Tiegerman was born in February 1893 and auditioned for Leschetizky when he was barely ten. Four years’ study followed as did further work with the eminent pedagogue’s assistant, none other than Ignaz Friedman. He seems not to have cultivated a big career in central Europe – though he’s reputed to have unnerved even so great a pianist as Horowitz, who routinely mocked putative rivals but not Tiegerman. Physical problems – bronchial asthma – and the worsening political climate led him to leave Europe and on Friedman’s advice he went to Egypt where he opened the Tiegerman Conservatoire. His life thenceforth concentrated mainly on pedagogic activity interspersed with recitals and the occasional concerto performance but even in Cairo he wasn’t to remain untroubled and the encroaching German North African advance saw him on the move again – this time, in 1941, he left for the Sudan. His return necessitated surmounting the later increasing domestic pressures in Egypt, which he seems to have done with phlegmatic courtesy. Occasional visitors appeared – Bruce Hungerford for one struck up a friendship with him but by the time of Tiegerman’s death, in 1968, it’s fair to say that he had been pretty much a forgotten man for nearly forty years.

As for the recordings some were made by the conductor Oreste Campisi in Italy in 1966, two years before the pianist’s death. These are in fine sound and allow one competently to judge Tiegerman’s mechanical and tonal qualities at the age of seventy-three. Others come from his final concerto performance in 1963 – the Franck and Saint-Saëns – and yet more were recorded ad hoc, as he played for students and admirers. As befits a Leschetizky student, warmth and pliancy of phrasing predominate and are conspicuous features of his pianism. Enough aural material remains to substantiate the belief that he maintained a tenacious adherence to his teacher’s precepts and that his post mortem status has not been inflated.

Brahms’s Capriccio is full of rhythmic sophistication and the B flat minor Intermezzo full of tonal nuance and flexibility; both were Italian recordings. The Saint-Saëns Egyptian Concerto - a final salute from a wanderer to the country he made his home –was part of his farewell concert of 1 June 1963. It’s survived in a rather poor off-air recording with a distractingly bad orchestra, the resident Cairo Symphony, but ones ears should be on Tiegerman. Amidst his very audible groans and the occasional aural distortions he essays some glittering runs, drenched in colour and light, whereas the rapt stillness of the Andante finds a poet at the keyboard. No less than another elite Leschetizky pupil, his near contemporary Moiseiwitsch (who as boys may well have met in their teacher’s classes), Tiegerman was alert to the crystalline and to the vivacious spirit that drives Saint-Saëns’ concertos. In Brahms’ Romance in F one can admire the poetic depth of his chording that even some queasy overloading can’t quite efface.

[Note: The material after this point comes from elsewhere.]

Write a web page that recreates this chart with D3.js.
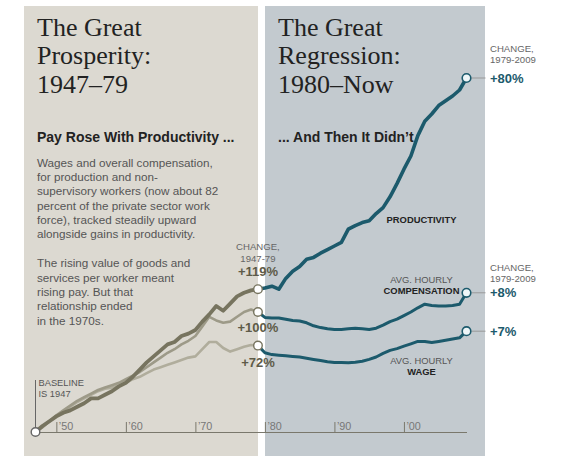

The two surviving movements of Brahms’ B flat Concerto attest to Tiegerman’s earlier fiery reputation. Indeed this is combustible playing, one that sweeps up its romantic tracery into a powerful vortex. Stormy and directional, with some memorable pointing the Allegro non troppo takes on monumental proportions but not ones that are motivated by speed or indifference (vide Horowitz). His passagework is frequently coruscating, his technique impressively intact, his phrase-leaning of incisive imagination. Yes there are momentary pitch drops, yes the trumpets blare but the force that compels is Tiegerman’s alone. Nothing is trivialised, no matter how extreme the drive, and even the few dropped notes attest to the strongly directional aim of the performance. The speciously rhetorical had no place in Tiegerman’s armoury – he is part of the orchestral fabric and binds the solo part to it. The Allegro Appassionato once again has marvellous drive and a feeling of intense – but not unduly introspective – concentration. How frustrating that the final two movements have not survived but how lucky that we can hear those that have - and to hear Tiegerman’s leonine power in this of all works.

His Field is delicate and tonally beautiful and he plays a lot of Chopin as well. I particularly admired the Nocturne in B, which is phrased with real delicacy, and the Ballade in F minor, which is laced with drama and intensity, pitch drops notwithstanding. The Third Sonata is from a radio broadcast but despite the aural limitations we can hear a Chopin master at work; nobility, grandeur and sensitivity in the opening Allegro maestoso, rapid clarity of fingers in the scherzo – where for all the motoric imperative there is concomitant evenness and beauty of tone and colour. I found less to admire in his Fauré, the Nocturne in E flat emerging as rather leaden, metrical and cold.

Otherwise much else repays the closest scrutiny. A major figure has been finally accorded the justice that in life escaped him. The relative primitiveness of the recordings are, believe me, a price worth paying. The notes by Allan Evans are fascinating and the whole production an inspiring dual act of Hommage and reclamation.